Titusville city officials on July 8 approved preliminary maximum rate increases for water, sewer, stormwater and solid-waste services so staff can produce required public notices as the city enters its FY2026 budget process.
The move follows a presentation from Stantec consultant Peter Napoli and city public works staff that used a 10-year financial forecast to show large capital-improvement needs for the utilities. Napoli said the study “reviews the revenue sufficiency analysis” and looks at how operating costs, transfers and debt service interact with long-term capital plans.
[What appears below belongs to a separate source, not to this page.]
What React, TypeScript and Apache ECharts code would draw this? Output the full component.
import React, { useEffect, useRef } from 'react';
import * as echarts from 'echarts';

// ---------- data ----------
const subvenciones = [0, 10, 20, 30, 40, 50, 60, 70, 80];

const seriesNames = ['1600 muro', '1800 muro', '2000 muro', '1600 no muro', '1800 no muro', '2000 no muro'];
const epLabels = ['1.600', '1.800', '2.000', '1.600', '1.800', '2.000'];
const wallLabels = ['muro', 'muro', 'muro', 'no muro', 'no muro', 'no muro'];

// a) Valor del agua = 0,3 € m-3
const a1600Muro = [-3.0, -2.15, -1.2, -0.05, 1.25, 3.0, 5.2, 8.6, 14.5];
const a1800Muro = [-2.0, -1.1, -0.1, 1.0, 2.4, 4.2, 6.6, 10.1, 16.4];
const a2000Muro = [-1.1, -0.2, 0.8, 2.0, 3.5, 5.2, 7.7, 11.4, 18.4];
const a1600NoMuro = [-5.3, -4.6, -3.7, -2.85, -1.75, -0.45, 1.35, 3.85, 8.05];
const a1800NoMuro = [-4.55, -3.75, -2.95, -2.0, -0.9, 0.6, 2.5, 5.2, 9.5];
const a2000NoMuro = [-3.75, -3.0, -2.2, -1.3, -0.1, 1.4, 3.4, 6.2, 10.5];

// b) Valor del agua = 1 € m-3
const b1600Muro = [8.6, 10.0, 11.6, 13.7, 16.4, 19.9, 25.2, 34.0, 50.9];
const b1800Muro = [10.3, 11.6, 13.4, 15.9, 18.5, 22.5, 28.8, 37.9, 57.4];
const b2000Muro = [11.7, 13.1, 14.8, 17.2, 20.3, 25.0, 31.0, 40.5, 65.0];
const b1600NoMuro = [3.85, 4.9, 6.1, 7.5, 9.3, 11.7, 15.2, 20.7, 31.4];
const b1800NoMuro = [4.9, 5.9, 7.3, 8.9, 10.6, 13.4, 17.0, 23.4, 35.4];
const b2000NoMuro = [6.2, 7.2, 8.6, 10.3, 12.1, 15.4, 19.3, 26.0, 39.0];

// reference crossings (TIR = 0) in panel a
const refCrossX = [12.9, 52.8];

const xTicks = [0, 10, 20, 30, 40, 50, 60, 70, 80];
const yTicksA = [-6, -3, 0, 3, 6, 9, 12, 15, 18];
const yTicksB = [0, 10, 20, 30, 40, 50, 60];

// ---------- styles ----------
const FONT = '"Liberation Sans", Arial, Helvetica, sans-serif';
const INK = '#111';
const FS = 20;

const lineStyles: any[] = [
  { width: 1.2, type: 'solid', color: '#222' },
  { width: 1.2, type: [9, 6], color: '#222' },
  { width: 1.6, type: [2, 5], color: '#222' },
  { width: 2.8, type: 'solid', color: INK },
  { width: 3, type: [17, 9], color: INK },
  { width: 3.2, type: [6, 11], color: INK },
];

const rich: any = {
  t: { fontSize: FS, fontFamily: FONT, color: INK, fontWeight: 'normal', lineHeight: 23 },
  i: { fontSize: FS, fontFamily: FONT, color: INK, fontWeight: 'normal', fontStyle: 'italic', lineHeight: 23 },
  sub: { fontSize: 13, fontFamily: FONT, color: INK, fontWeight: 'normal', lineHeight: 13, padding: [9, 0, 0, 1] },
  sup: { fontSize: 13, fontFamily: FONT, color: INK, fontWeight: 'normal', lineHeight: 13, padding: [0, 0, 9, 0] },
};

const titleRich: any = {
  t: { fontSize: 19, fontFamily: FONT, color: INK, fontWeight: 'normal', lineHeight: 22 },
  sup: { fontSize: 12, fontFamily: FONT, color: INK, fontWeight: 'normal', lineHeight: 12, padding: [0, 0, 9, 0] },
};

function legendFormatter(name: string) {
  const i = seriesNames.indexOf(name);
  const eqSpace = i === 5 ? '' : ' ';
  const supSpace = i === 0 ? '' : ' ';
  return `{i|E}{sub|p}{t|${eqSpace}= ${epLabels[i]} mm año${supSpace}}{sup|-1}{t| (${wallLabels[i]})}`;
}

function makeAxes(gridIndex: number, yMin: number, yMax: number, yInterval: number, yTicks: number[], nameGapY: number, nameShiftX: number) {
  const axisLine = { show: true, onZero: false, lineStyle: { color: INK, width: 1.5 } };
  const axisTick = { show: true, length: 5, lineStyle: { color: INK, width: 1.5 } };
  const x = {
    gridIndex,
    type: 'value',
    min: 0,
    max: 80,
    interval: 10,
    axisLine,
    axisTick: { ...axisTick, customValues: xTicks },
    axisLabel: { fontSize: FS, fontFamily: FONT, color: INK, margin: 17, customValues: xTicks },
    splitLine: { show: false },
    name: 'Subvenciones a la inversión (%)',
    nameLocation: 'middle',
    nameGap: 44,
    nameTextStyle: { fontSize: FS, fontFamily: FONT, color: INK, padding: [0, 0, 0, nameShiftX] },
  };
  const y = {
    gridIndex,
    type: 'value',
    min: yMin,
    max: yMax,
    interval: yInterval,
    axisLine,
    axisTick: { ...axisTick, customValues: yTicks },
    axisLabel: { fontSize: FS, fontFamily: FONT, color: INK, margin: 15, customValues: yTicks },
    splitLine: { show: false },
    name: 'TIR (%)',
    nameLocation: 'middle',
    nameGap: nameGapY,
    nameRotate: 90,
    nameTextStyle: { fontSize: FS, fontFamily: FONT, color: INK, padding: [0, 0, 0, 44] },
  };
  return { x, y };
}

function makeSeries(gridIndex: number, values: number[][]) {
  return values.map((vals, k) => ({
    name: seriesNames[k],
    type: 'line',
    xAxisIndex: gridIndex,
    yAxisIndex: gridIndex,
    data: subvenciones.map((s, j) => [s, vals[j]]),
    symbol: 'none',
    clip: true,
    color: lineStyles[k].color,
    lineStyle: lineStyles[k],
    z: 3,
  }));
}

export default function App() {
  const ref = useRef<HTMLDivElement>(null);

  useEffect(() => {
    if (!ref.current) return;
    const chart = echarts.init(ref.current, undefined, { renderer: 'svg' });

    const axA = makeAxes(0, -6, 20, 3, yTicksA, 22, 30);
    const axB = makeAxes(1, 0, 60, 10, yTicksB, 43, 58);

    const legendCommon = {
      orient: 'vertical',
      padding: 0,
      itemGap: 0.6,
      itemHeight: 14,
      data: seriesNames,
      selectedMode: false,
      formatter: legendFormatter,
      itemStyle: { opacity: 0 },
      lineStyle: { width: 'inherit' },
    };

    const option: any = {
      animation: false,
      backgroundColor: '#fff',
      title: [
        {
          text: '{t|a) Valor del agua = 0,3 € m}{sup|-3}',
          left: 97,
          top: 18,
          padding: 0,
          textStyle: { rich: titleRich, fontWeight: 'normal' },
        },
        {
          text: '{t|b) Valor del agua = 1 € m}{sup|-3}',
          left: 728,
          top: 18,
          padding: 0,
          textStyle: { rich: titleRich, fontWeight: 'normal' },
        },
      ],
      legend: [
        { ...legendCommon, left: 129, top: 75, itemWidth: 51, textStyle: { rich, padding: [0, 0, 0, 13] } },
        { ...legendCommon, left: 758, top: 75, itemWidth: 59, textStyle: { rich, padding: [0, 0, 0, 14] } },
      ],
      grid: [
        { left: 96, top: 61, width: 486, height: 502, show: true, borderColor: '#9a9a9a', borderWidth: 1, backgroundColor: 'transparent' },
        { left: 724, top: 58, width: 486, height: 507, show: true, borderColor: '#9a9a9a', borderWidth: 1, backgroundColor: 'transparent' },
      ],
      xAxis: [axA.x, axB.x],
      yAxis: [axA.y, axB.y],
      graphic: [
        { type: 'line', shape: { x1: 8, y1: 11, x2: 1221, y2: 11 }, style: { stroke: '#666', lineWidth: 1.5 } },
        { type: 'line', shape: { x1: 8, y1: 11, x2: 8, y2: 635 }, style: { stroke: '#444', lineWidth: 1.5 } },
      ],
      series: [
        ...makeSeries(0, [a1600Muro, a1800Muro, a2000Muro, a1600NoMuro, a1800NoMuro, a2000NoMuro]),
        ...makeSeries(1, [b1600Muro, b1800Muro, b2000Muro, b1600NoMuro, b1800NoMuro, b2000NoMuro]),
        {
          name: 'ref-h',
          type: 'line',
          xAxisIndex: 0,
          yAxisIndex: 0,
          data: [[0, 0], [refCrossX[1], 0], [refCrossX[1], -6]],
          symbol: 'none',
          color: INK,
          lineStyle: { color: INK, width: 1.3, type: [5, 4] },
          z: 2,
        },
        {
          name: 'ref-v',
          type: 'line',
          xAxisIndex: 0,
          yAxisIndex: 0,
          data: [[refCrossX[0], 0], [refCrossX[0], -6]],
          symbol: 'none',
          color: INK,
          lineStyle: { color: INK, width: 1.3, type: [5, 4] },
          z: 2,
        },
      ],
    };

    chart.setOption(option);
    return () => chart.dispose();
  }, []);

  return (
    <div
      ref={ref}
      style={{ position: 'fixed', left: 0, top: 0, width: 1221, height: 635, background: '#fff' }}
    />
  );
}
The forecast shows a multi‑year capital program for water and sewer totaling roughly $210 million over 10 years in staff documents; under the “5% annual rate” scenario Napoli showed, the city would fund about 70% of that CIP with cash and would need to issue roughly $132 million in debt to cover the remainder. Napoli stressed that raising rates and debt are tradeoffs: higher near‑term increases reduce required borrowing while lower increases increase reliance on debt or deferred projects.
Kevin Cook, public works staff, explained local operational details that factor into the models. The recommended preliminary schedule that council approved moved water and sewer increases as a 5% annual baseline in the financial model (the city will still adopt a formal proposed rate with the manager’s FY26 budget), proposed an 8% increase early in the solid-waste fund to support vehicle replacement and a 17.6% stormwater increase in year one of a multi‑year path that begins with a $24 annual bump (about $2 per month) to fund stormwater capital and build a modest reserve.
Napoli noted stormwater programs across Florida vary widely: some cities still fund stormwater through general revenue while others use dedicated assessments. He also said grants would reduce the burden if awarded but should not be counted on as guaranteed revenue. Council emphasized transparency to residents about what increases would fund; members asked staff to prepare clear project lists and to include communications about grant-seeking efforts.
City staff and the consultant recommended sending the stormwater notice required by state law in time for the public hearing set for Aug. 26. Council voted unanimously to accept the proposed maximums for notice purposes and to continue detailed review during the budget hearings; final adopted rates will be set later this summer.
Mayor (presiding) and members of council approved the motion by voice vote; the motion carried unanimously.
Council members and staff confirmed residents will have a formal budget hearing and additional opportunities to comment before any final rate action is adopted.